The judgment of the lower court was accordingly affirmed.

We now come to the case of Hanna v. Kasson, 26 Wash. 568, 67 Pac. 271. This was an action brought March 9, 1900, to foreclose the original mortgage as against Kasson, the grantee of the community interests of the original mortgagor and his wife. The complaint asked for a decree enforcing the mortgage lien for the balance claimed to be due the plaintiffs, and establishing said lien as prior to any claim of the respondent in the land. In her answer the respondent set up the record in Hanna v. Reeves as a bar to the action,? and also pleaded the statute of limitations as a defense. The lower court dismissed the action. On appeal to the Supreme Court, that court held that the record in Hanna v.

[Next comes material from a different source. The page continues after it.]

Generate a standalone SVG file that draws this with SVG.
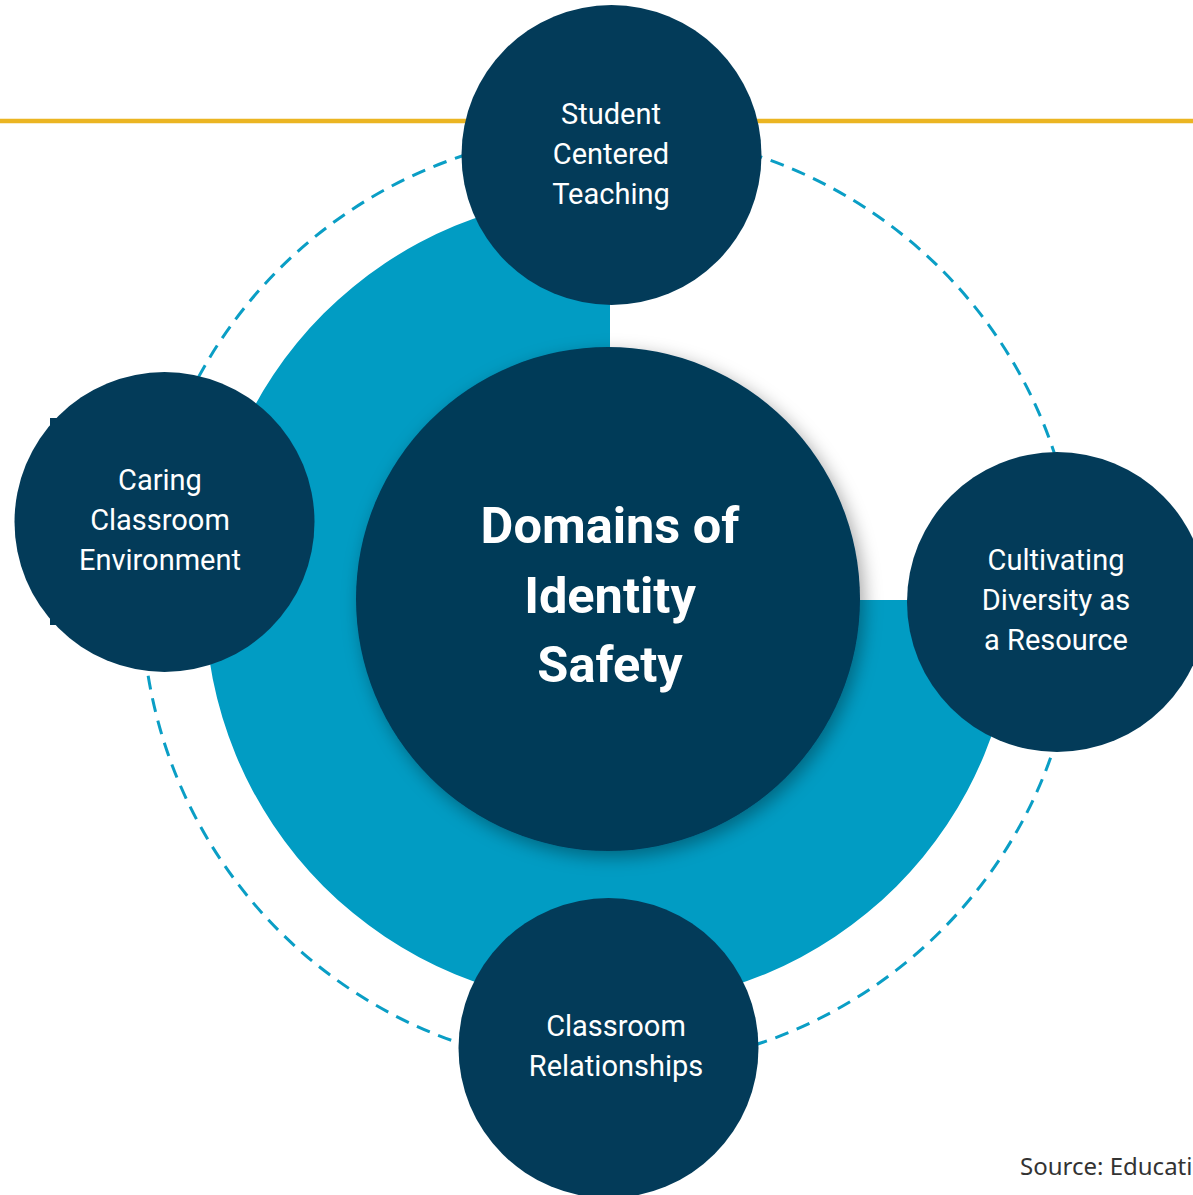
<svg xmlns="http://www.w3.org/2000/svg" width="1193" height="1195" viewBox="0 0 1193 1195">
<style>
.node{fill:#033B59}
.lbl{font-family:Roboto,"Liberation Sans",sans-serif;font-size:29px;fill:#FFFFFF;text-anchor:middle}
.title{font-family:Roboto,"Liberation Sans",sans-serif;font-size:50.5px;font-weight:700;fill:#FFFFFF;text-anchor:middle}
.src{font-family:"Noto Sans","Open Sans",sans-serif;font-size:24px;fill:#333333}
</style>
<defs>
<filter id="sh" x="-20%" y="-20%" width="140%" height="140%">
<feDropShadow dx="4" dy="6" stdDeviation="9" flood-color="#000" flood-opacity="0.35"/>
</filter>
</defs>
<rect width="1193" height="1195" fill="#FFFFFF"/>
<line x1="0" y1="121" x2="1193" y2="121" stroke="#EBB522" stroke-width="4.5"/>
<g id="connectors">
<circle cx="610" cy="600" r="468" fill="none" stroke="#0A9EC5" stroke-width="3" stroke-dasharray="14 9"/>
</g>
<path id="ring" d="M610,600 L610,195 A405,405 0 1,0 1015,600 Z" fill="#019CC3"/>
<g id="center">
<circle class="node" cx="608" cy="599" r="252" filter="url(#sh)"/>
<text class="title" x="610" y="543">Domains of</text>
<text class="title" x="610" y="613">Identity</text>
<text class="title" x="610" y="682">Safety</text>
</g>
<g id="top">
<circle class="node" cx="611.5" cy="155" r="150"/>
<text class="lbl" x="611" y="124">Student</text>
<text class="lbl" x="611" y="164">Centered</text>
<text class="lbl" x="611" y="204">Teaching</text>
</g>
<g id="left">
<rect class="node" x="50" y="418" width="200" height="207"/>
<circle class="node" cx="164.5" cy="522" r="150"/>
<text class="lbl" x="160" y="490">Caring</text>
<text class="lbl" x="160" y="530">Classroom</text>
<text class="lbl" x="160" y="570">Environment</text>
</g>
<g id="right">
<circle class="node" cx="1057" cy="602" r="150"/>
<text class="lbl" x="1056" y="570">Cultivating</text>
<text class="lbl" x="1056" y="610">Diversity as</text>
<text class="lbl" x="1056" y="650">a Resource</text>
</g>
<g id="bottom">
<circle class="node" cx="608.5" cy="1048" r="150"/>
<text class="lbl" x="616" y="1036">Classroom</text>
<text class="lbl" x="616" y="1076">Relationships</text>
</g>
<text class="src" x="1020" y="1175">Source: Educati</text>
</svg>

Reeves was not sufficient to raise the issue of res adjudicata, and with respect to the statute of limitations the court held that there was no longer any right of action upon the note, for that right had been exercised, and that it' was not an action upon the judgment. “The entry of the judgment,” said the court, “could not have the effect to extend the statute of limitations as to a right of action upon the mortgage, because: *605it was not a voluntary act upon the part of the debtors in the nature of a contract. The action must therefore be considered as one based alone upon the mortgage as a written contract upon the debt therein described.” The court thereupon proceeded to consider whether the statute of limitations had run with respect to the mortgage as a contract upon the debt therein described, and, in this connection, whether the mortgage had been extended by payments that would bind the respondent, as the grantee of the community interests of the mortgagor and his wife. The court found that the payments aggregating $17,000 were paid by Thompson and the sureties on the supersedeas bond. Another small payment was found to have been made by the redemption of a small tract of land from the execution sale. It was determined that these payments did not affect the running of the statute as to the respondent, and concluded that the action was barred by the statute of limitations.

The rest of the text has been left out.